Martin Evans: Great. Thanks.
Operator: The next question comes from Tom Wrigglesworth from Citi. Tom, your line is open. Please go ahead.
Tom Wrigglesworth: Hi, gents, Thanks very much for the presentation. Just a quick one now, because -- just on that -- on that transfer from the R&D side of Avanti to the manufacturing, are the margin similar on the manufacturing side? And you've said that you can expand -- you can use your existing sites to manufacture some of their products, but is there a point at which you would then have to consider expanding that manufacturing capacity? And is that something that's, one to two years away or something that's more five years down the road?

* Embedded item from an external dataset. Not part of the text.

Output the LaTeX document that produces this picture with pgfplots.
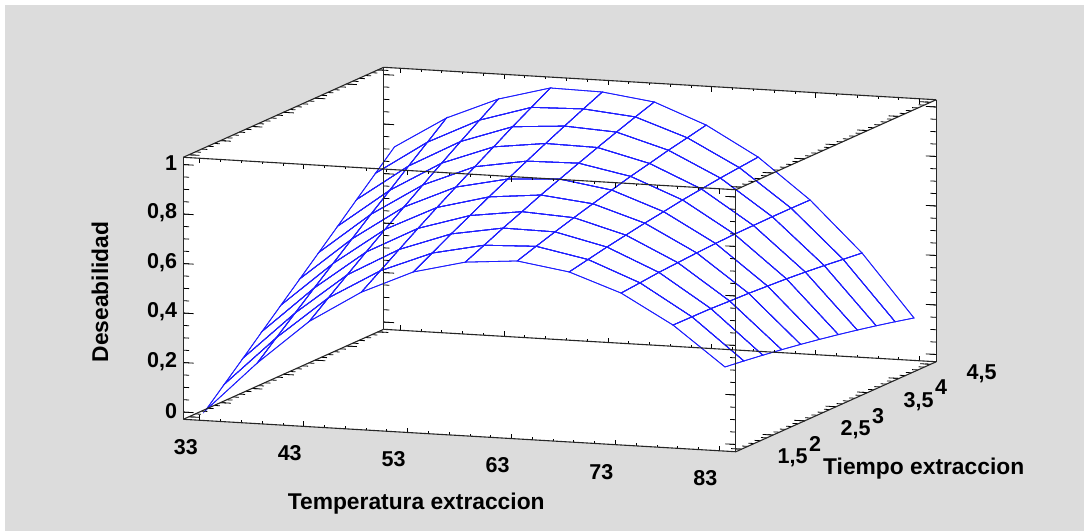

Stephen Foots: Yes. I mean, good question. I mean, it's still to be proven because we're learning as we go along. I mean, the they looks like the similar margins. I think the issue is not so much the margin, it's the capability to make it. At the moment, Avanti lose -- it's a great business model, but it's not the perfect business model because they can have a lot of these small scale, one kilos, maybe half kilo quantities up to five kilos quantities, something in that area, they can satisfy from their own plant. But anything beyond that, when you scale up, they have to outsource to another partner. So they lose, I think they lose a significant contribution when they do that. And clearly we want to pick that contribution up. So I think it's not so much margin. The margin is still very high. I'm not sure if there's much change between that, but it's the losing out of the opportunity to scale up, which is very rewarding. That's the lucrative part is the manufacturing of it. And just to give you some feel for these things, we -- we've moved along that continuum from consumer health is ₤3, ₤4 a kilo and some of the Avanti products, you're into hundreds of thousands of pounds a kilo. So you're talking about different ball game, which is great. So we'll certainly once we've got a selling global reach, we'll certainly learn how to price the product correctly in this space as well, because we think we're good book. We can be better. So I think that's going to be great as well. So, yes, lots of good opportunities, but we just want to get them on board and really get them working with the rest of Croda. Jez, has just got an additional point for you as well.
Jeremy Maiden: Yes. Hi, Tom. From the investment side, it's a one invested site in Alabama. And that as happens, we're already well into the expansion, obviously of the main site in Pennsylvania. That's the Croda manufacturing site and then we have the two other sites in the U.K and in Japan and we have expansions already underway in those. So generally to just broadly the volume of the specialty excipients and drug delivery systems that we can do. So I think that's already part of our plan and these expansions are typically between ₤10 million and ₤20 million each. So they're quite modest in the scale of expansions and things that we can cope with in the normal program really. And it's just about getting the capacity in place in time to meet the market growth.
Tom Wrigglesworth: Great. Thank you, both.
Stephen Foots: Thank you.
Operator: We have no further questions. So back to you, David.
Stephen Foots: Yes. Yes, let me just wrap up. I mean what we had, didn't what I didn't do at the start and my mistake was not to welcome David Bishop to the organization. Despite him being not even a forest fan, we think he is going to do really well for us. So you've all probably had conversations with him now. So hugely and like you did with Conleth, and I'm sure you'll get the responses that you want. But I think just in summary, originally in performance, and I think more than that is we're investing in the business. We're accelerating our investment where we can, and we've got these refresh strategic priorities, which I think are going to be very important to us in the medium term to capture new growth. And of course we are investing in R&D and digital, but we're investing in acquisitions as well. So, we feel like we're coming out of it stronger than we were going in and that bodes well for certain near and medium term for the group. So thanks very much for your questions. And we'll see you when we see you.
Operator: Ladies and gentlemen, this concludes today's call. Thank you for joining. You may now disconnect your lines.